TO BE DONE → The data below should be printed in full, exactly, and without any of its images.

>> begin

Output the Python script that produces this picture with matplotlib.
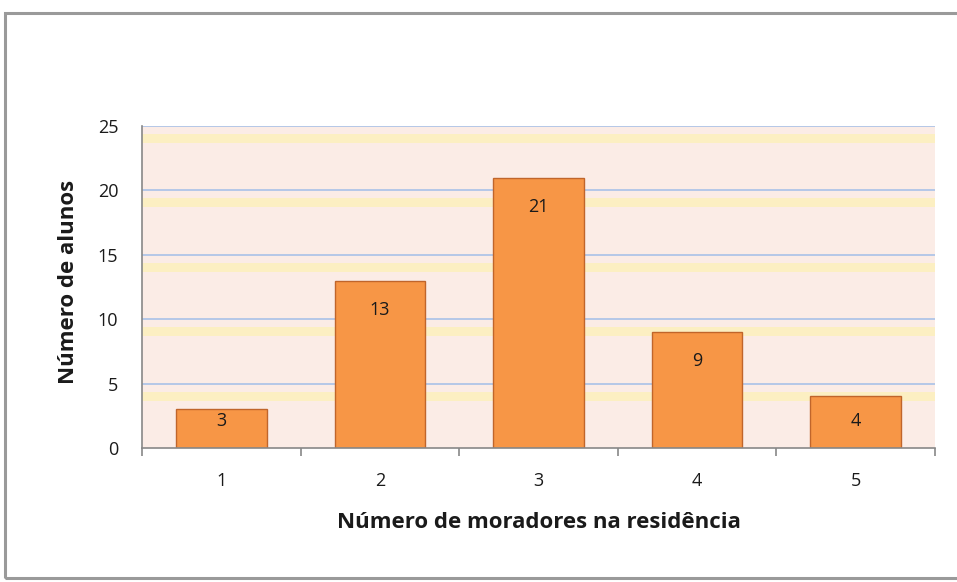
import matplotlib
matplotlib.use("Agg")
import matplotlib.pyplot as plt
from matplotlib.patches import Rectangle

categories = ["1", "2", "3", "4", "5"]
values = [3, 13, 21, 9, 4]
yticks = [0, 5, 10, 15, 20, 25]

plt.rcParams['font.family'] = ['Open Sans', 'DejaVu Sans']

W, H = 957, 582
fig = plt.figure(figsize=(W / 100, H / 100), dpi=100)
fig.patch.set_facecolor('white')

# outer chart frame
frame = Rectangle((5 / W, 4 / H), 960 / W, 565 / H, transform=fig.transFigure,
                  fill=False, edgecolor='#9a9a9a', linewidth=2.2, zorder=0)
fig.patches.append(frame)

ax_l, ax_r, ax_t, ax_b = 142, 935, 126, 448
ax = fig.add_axes([ax_l / W, (H - ax_b) / H, (ax_r - ax_l) / W, (ax_b - ax_t) / H])
ax.set_facecolor('#FBECE6')

x = list(range(len(categories)))
ax.set_xlim(-0.5, len(categories) - 0.5)
ax.set_ylim(0, 25)
px = 25 / (ax_b - ax_t)  # data units per pixel

# yellow bands under gridlines
for t in yticks[1:]:
    ax.axhspan(t - 17 * px, t - 8 * px, color='#FCEFC2', lw=0, zorder=0.5)
for t in yticks[1:]:
    ax.axhline(t, color='#A9C1E8', lw=1.2, zorder=0.8)

ax.bar(x, values, width=0.57, color='#F79646', edgecolor='#C0652B',
       linewidth=1.0, zorder=2)
for xi, v in zip(x, values):
    ly = max(v - 29 * px, 27 * px)
    ax.text(xi, ly, str(v), ha='center', va='center', fontsize=13,
            color='#1a1a1a', zorder=3)

ax.set_yticks(yticks)
ax.set_yticklabels([str(t) for t in yticks], fontsize=13, color='#1a1a1a')
ax.set_xticks(x)
ax.set_xticklabels(categories, fontsize=13, color='#1a1a1a')
ax.set_xticks([i - 0.5 for i in range(len(categories) + 1)], minor=True)
ax.tick_params(axis='x', which='major', length=0, pad=17)
ax.tick_params(axis='x', which='minor', length=6, color='#888888', width=1.2)
ax.tick_params(axis='y', length=0, pad=17)

for s in ['top', 'right']:
    ax.spines[s].set_visible(False)
for s in ['left', 'bottom']:
    ax.spines[s].set_color('#888888')
    ax.spines[s].set_linewidth(1.2)

fig.text((ax_l + ax_r) / 2 / W, 1 - 522 / H, 'Número de moradores na residência',
         ha='center', va='center', fontsize=16, fontweight='bold', color='#1a1a1a')
fig.text(68 / W, 1 - 282 / H, 'Número de alunos', rotation=90,
         ha='center', va='center', fontsize=16, fontweight='bold', color='#1a1a1a')

fig.savefig('out.png', dpi=100)
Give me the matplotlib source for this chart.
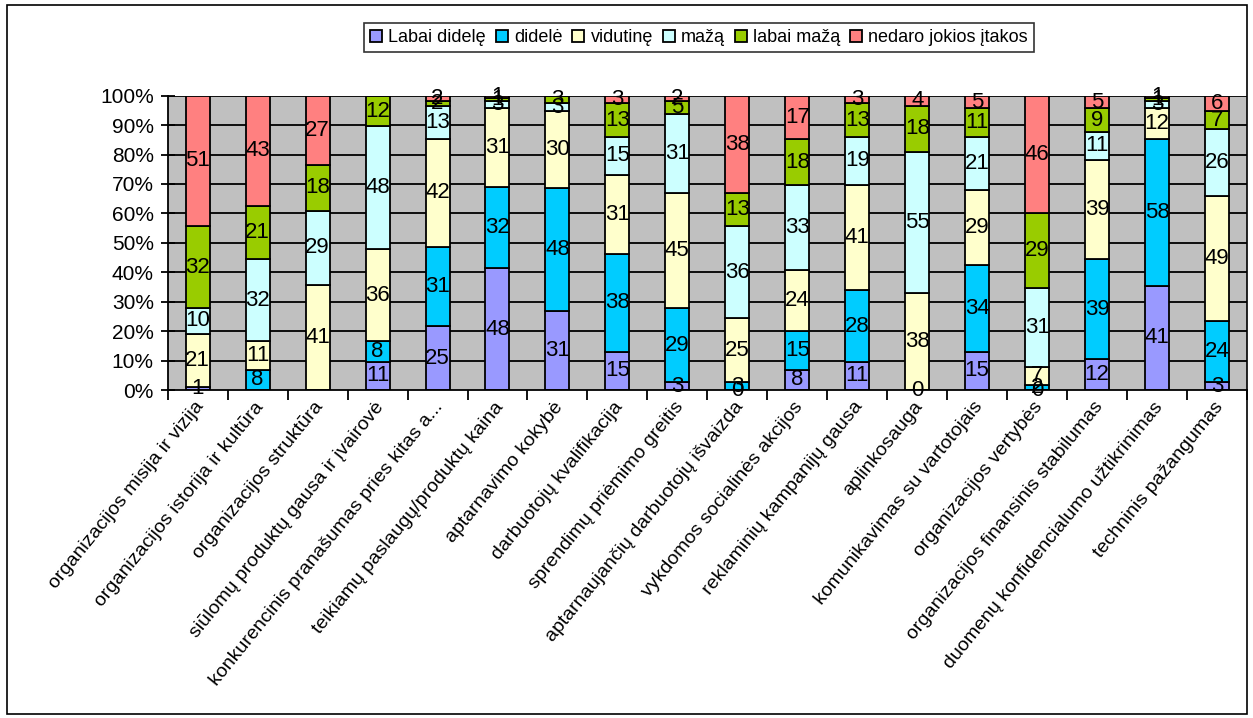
import numpy as np
import matplotlib
matplotlib.use("Agg")
import matplotlib.pyplot as plt
from matplotlib.patches import Rectangle

plt.rcParams['font.family'] = ['Liberation Sans', 'DejaVu Sans']

categories = [
    "organizacijos misija ir vizija",
    "organizacijos istorija ir kultūra",
    "organizacijos struktūra",
    "siūlomų produktų gausa ir įvairovė",
    "konkurencinis pranašumas pries kitas a...",
    "teikiamų paslaugų/produktų kaina",
    "aptarnavimo kokybė",
    "darbuotojų kvalifikacija",
    "sprendimų priėmimo greitis",
    "aptarnaujančių darbuotojų išvaizda",
    "vykdomos socialinės akcijos",
    "reklaminių kampanijų gausa",
    "aplinkosauga",
    "komunikavimas su vartotojais",
    "organizacijos vertybės",
    "organizacijos finansinis stabilumas",
    "duomenų konfidencialumo užtikrinimas",
    "techninis pažangumas",
]

nan = np.nan
labai_didele = [1, nan, nan, 11, 25, 48, 31, 15, 3, 0, 8, 11, 0, 15, 0, 12, 41, 3]
didele       = [nan, 8, nan, 8, 31, 32, 48, 38, 29, 3, 15, 28, nan, 34, 2, 39, 58, 24]
vidutine     = [21, 11, 41, 36, 42, 31, 30, 31, 45, 25, 24, 41, 38, 29, 7, 39, 12, 49]
maza         = [10, 32, 29, 48, 13, 3, 3, 15, 31, 36, 33, 19, 55, 21, 31, 11, 3, 26]
labai_maza   = [32, 21, 18, 12, 2, 1, 3, 13, 5, 13, 18, 13, 18, 11, 29, 9, 1, 7]
nedaro       = [51, 43, 27, nan, 2, 1, nan, 3, 2, 38, 17, 3, 4, 5, 46, 5, 1, 6]

series_names = ["Labai didelę", "didelė", "vidutinę", "mažą", "labai mažą",
                "nedaro jokios įtakos"]
series_colors = ["#9999FF", "#00CCFF", "#FFFFCC", "#CCFFFF", "#99CC00", "#FF8080"]
y_ticks = [0, 10, 20, 30, 40, 50, 60, 70, 80, 90, 100]

data = np.array([labai_didele, didele, vidutine, maza, labai_maza, nedaro], dtype=float)
totals = np.nansum(data, axis=0)
shares = np.nan_to_num(data) / totals * 100.0

W, H = 1253, 718
fig = plt.figure(figsize=(W / 100, H / 100), dpi=100)
fig.patch.set_facecolor("white")

# chart frame
fig.add_artist(Rectangle((7 / W, 4 / H), 1240 / W, 709 / H, transform=fig.transFigure,
                         fill=False, edgecolor="black", linewidth=1.2))

left, right, top, bottom = 167.7, 1247.0, 95.7, 390.0
ax = fig.add_axes([left / W, 1 - bottom / H, (right - left) / W, (bottom - top) / H])
ax.set_facecolor("#C0C0C0")

x = np.arange(len(categories))
ax.set_xlim(-0.5, len(categories) - 0.5)
ax.set_ylim(0, 100)

for yv in y_ticks[1:]:
    ax.axhline(yv, color="black", linewidth=1.3, zorder=1)

base = np.zeros(len(categories))
for i, (name, col) in enumerate(zip(series_names, series_colors)):
    ax.bar(x, shares[i], width=0.4, bottom=base, color=col, edgecolor="black",
           linewidth=1.3, label=name, zorder=2)
    for j in range(len(categories)):
        if not np.isnan(data[i, j]):
            ax.text(x[j], base[j] + shares[i, j] / 2, f"{int(data[i, j])}",
                    ha="center", va="center", fontsize=16, color="black", zorder=3)
    base = base + shares[i]

for s in ["top", "right"]:
    ax.spines[s].set_visible(False)
ax.spines["left"].set_linewidth(1.3)
ax.spines["bottom"].set_linewidth(1.3)

ax.set_yticks(y_ticks)
ax.set_yticklabels([f"{v}%" for v in y_ticks], fontsize=15)
ax.tick_params(axis="y", direction="inout", length=10, width=1.3, pad=5)

# category boundary ticks
ax.set_xticks(np.arange(-0.5, len(categories), 1.0))
ax.set_xticklabels([])
ax.tick_params(axis="x", direction="out", length=7, width=1.3)

for j, cat in enumerate(categories):
    ax.annotate(cat, xy=(x[j], 0), xycoords=("data", "axes fraction"),
                xytext=(2, -10), textcoords="offset points",
                ha="right", va="center", rotation=51, rotation_mode="anchor",
                fontsize=14)

leg = fig.legend(loc="center", bbox_to_anchor=(699 / W, 1 - 37.5 / H), ncol=6,
                 fontsize=13, frameon=True, fancybox=False, edgecolor="black",
                 handlelength=0.65, handleheight=0.65, handletextpad=0.35,
                 columnspacing=0.55, borderpad=0.35)
leg.get_frame().set_linewidth(1.2)

fig.savefig("out.png", dpi=100)
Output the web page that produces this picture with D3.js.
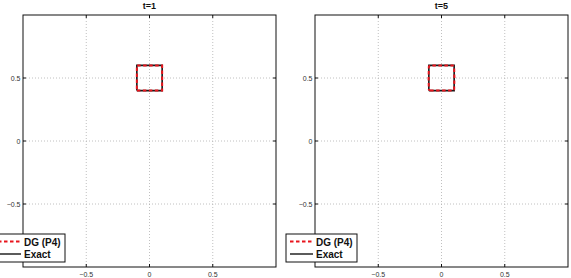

>> end

EXERCISE RESPONSE →
Output the Python script that produces this picture with matplotlib.
import matplotlib
matplotlib.use("Agg")
import matplotlib.pyplot as plt
from matplotlib.patches import Rectangle

categories = ["1", "2", "3", "4", "5"]
values = [3, 13, 21, 9, 4]
yticks = [0, 5, 10, 15, 20, 25]

plt.rcParams['font.family'] = ['Open Sans', 'DejaVu Sans']

W, H = 957, 582
fig = plt.figure(figsize=(W / 100, H / 100), dpi=100)
fig.patch.set_facecolor('white')

# outer chart frame
frame = Rectangle((5 / W, 4 / H), 960 / W, 565 / H, transform=fig.transFigure,
                  fill=False, edgecolor='#9a9a9a', linewidth=2.2, zorder=0)
fig.patches.append(frame)

ax_l, ax_r, ax_t, ax_b = 142, 935, 126, 448
ax = fig.add_axes([ax_l / W, (H - ax_b) / H, (ax_r - ax_l) / W, (ax_b - ax_t) / H])
ax.set_facecolor('#FBECE6')

x = list(range(len(categories)))
ax.set_xlim(-0.5, len(categories) - 0.5)
ax.set_ylim(0, 25)
px = 25 / (ax_b - ax_t)  # data units per pixel

# yellow bands under gridlines
for t in yticks[1:]:
    ax.axhspan(t - 17 * px, t - 8 * px, color='#FCEFC2', lw=0, zorder=0.5)
for t in yticks[1:]:
    ax.axhline(t, color='#A9C1E8', lw=1.2, zorder=0.8)

ax.bar(x, values, width=0.57, color='#F79646', edgecolor='#C0652B',
       linewidth=1.0, zorder=2)
for xi, v in zip(x, values):
    ly = max(v - 29 * px, 27 * px)
    ax.text(xi, ly, str(v), ha='center', va='center', fontsize=13,
            color='#1a1a1a', zorder=3)

ax.set_yticks(yticks)
ax.set_yticklabels([str(t) for t in yticks], fontsize=13, color='#1a1a1a')
ax.set_xticks(x)
ax.set_xticklabels(categories, fontsize=13, color='#1a1a1a')
ax.set_xticks([i - 0.5 for i in range(len(categories) + 1)], minor=True)
ax.tick_params(axis='x', which='major', length=0, pad=17)
ax.tick_params(axis='x', which='minor', length=6, color='#888888', width=1.2)
ax.tick_params(axis='y', length=0, pad=17)

for s in ['top', 'right']:
    ax.spines[s].set_visible(False)
for s in ['left', 'bottom']:
    ax.spines[s].set_color('#888888')
    ax.spines[s].set_linewidth(1.2)

fig.text((ax_l + ax_r) / 2 / W, 1 - 522 / H, 'Número de moradores na residência',
         ha='center', va='center', fontsize=16, fontweight='bold', color='#1a1a1a')
fig.text(68 / W, 1 - 282 / H, 'Número de alunos', rotation=90,
         ha='center', va='center', fontsize=16, fontweight='bold', color='#1a1a1a')

fig.savefig('out.png', dpi=100)
Give me the matplotlib source for this chart.
import numpy as np
import matplotlib
matplotlib.use("Agg")
import matplotlib.pyplot as plt
from matplotlib.patches import Rectangle

plt.rcParams['font.family'] = ['Liberation Sans', 'DejaVu Sans']

categories = [
    "organizacijos misija ir vizija",
    "organizacijos istorija ir kultūra",
    "organizacijos struktūra",
    "siūlomų produktų gausa ir įvairovė",
    "konkurencinis pranašumas pries kitas a...",
    "teikiamų paslaugų/produktų kaina",
    "aptarnavimo kokybė",
    "darbuotojų kvalifikacija",
    "sprendimų priėmimo greitis",
    "aptarnaujančių darbuotojų išvaizda",
    "vykdomos socialinės akcijos",
    "reklaminių kampanijų gausa",
    "aplinkosauga",
    "komunikavimas su vartotojais",
    "organizacijos vertybės",
    "organizacijos finansinis stabilumas",
    "duomenų konfidencialumo užtikrinimas",
    "techninis pažangumas",
]

nan = np.nan
labai_didele = [1, nan, nan, 11, 25, 48, 31, 15, 3, 0, 8, 11, 0, 15, 0, 12, 41, 3]
didele       = [nan, 8, nan, 8, 31, 32, 48, 38, 29, 3, 15, 28, nan, 34, 2, 39, 58, 24]
vidutine     = [21, 11, 41, 36, 42, 31, 30, 31, 45, 25, 24, 41, 38, 29, 7, 39, 12, 49]
maza         = [10, 32, 29, 48, 13, 3, 3, 15, 31, 36, 33, 19, 55, 21, 31, 11, 3, 26]
labai_maza   = [32, 21, 18, 12, 2, 1, 3, 13, 5, 13, 18, 13, 18, 11, 29, 9, 1, 7]
nedaro       = [51, 43, 27, nan, 2, 1, nan, 3, 2, 38, 17, 3, 4, 5, 46, 5, 1, 6]

series_names = ["Labai didelę", "didelė", "vidutinę", "mažą", "labai mažą",
                "nedaro jokios įtakos"]
series_colors = ["#9999FF", "#00CCFF", "#FFFFCC", "#CCFFFF", "#99CC00", "#FF8080"]
y_ticks = [0, 10, 20, 30, 40, 50, 60, 70, 80, 90, 100]

data = np.array([labai_didele, didele, vidutine, maza, labai_maza, nedaro], dtype=float)
totals = np.nansum(data, axis=0)
shares = np.nan_to_num(data) / totals * 100.0

W, H = 1253, 718
fig = plt.figure(figsize=(W / 100, H / 100), dpi=100)
fig.patch.set_facecolor("white")

# chart frame
fig.add_artist(Rectangle((7 / W, 4 / H), 1240 / W, 709 / H, transform=fig.transFigure,
                         fill=False, edgecolor="black", linewidth=1.2))

left, right, top, bottom = 167.7, 1247.0, 95.7, 390.0
ax = fig.add_axes([left / W, 1 - bottom / H, (right - left) / W, (bottom - top) / H])
ax.set_facecolor("#C0C0C0")

x = np.arange(len(categories))
ax.set_xlim(-0.5, len(categories) - 0.5)
ax.set_ylim(0, 100)

for yv in y_ticks[1:]:
    ax.axhline(yv, color="black", linewidth=1.3, zorder=1)

base = np.zeros(len(categories))
for i, (name, col) in enumerate(zip(series_names, series_colors)):
    ax.bar(x, shares[i], width=0.4, bottom=base, color=col, edgecolor="black",
           linewidth=1.3, label=name, zorder=2)
    for j in range(len(categories)):
        if not np.isnan(data[i, j]):
            ax.text(x[j], base[j] + shares[i, j] / 2, f"{int(data[i, j])}",
                    ha="center", va="center", fontsize=16, color="black", zorder=3)
    base = base + shares[i]

for s in ["top", "right"]:
    ax.spines[s].set_visible(False)
ax.spines["left"].set_linewidth(1.3)
ax.spines["bottom"].set_linewidth(1.3)

ax.set_yticks(y_ticks)
ax.set_yticklabels([f"{v}%" for v in y_ticks], fontsize=15)
ax.tick_params(axis="y", direction="inout", length=10, width=1.3, pad=5)

# category boundary ticks
ax.set_xticks(np.arange(-0.5, len(categories), 1.0))
ax.set_xticklabels([])
ax.tick_params(axis="x", direction="out", length=7, width=1.3)

for j, cat in enumerate(categories):
    ax.annotate(cat, xy=(x[j], 0), xycoords=("data", "axes fraction"),
                xytext=(2, -10), textcoords="offset points",
                ha="right", va="center", rotation=51, rotation_mode="anchor",
                fontsize=14)

leg = fig.legend(loc="center", bbox_to_anchor=(699 / W, 1 - 37.5 / H), ncol=6,
                 fontsize=13, frameon=True, fancybox=False, edgecolor="black",
                 handlelength=0.65, handleheight=0.65, handletextpad=0.35,
                 columnspacing=0.55, borderpad=0.35)
leg.get_frame().set_linewidth(1.2)

fig.savefig("out.png", dpi=100)
Output the web page that produces this picture with D3.js.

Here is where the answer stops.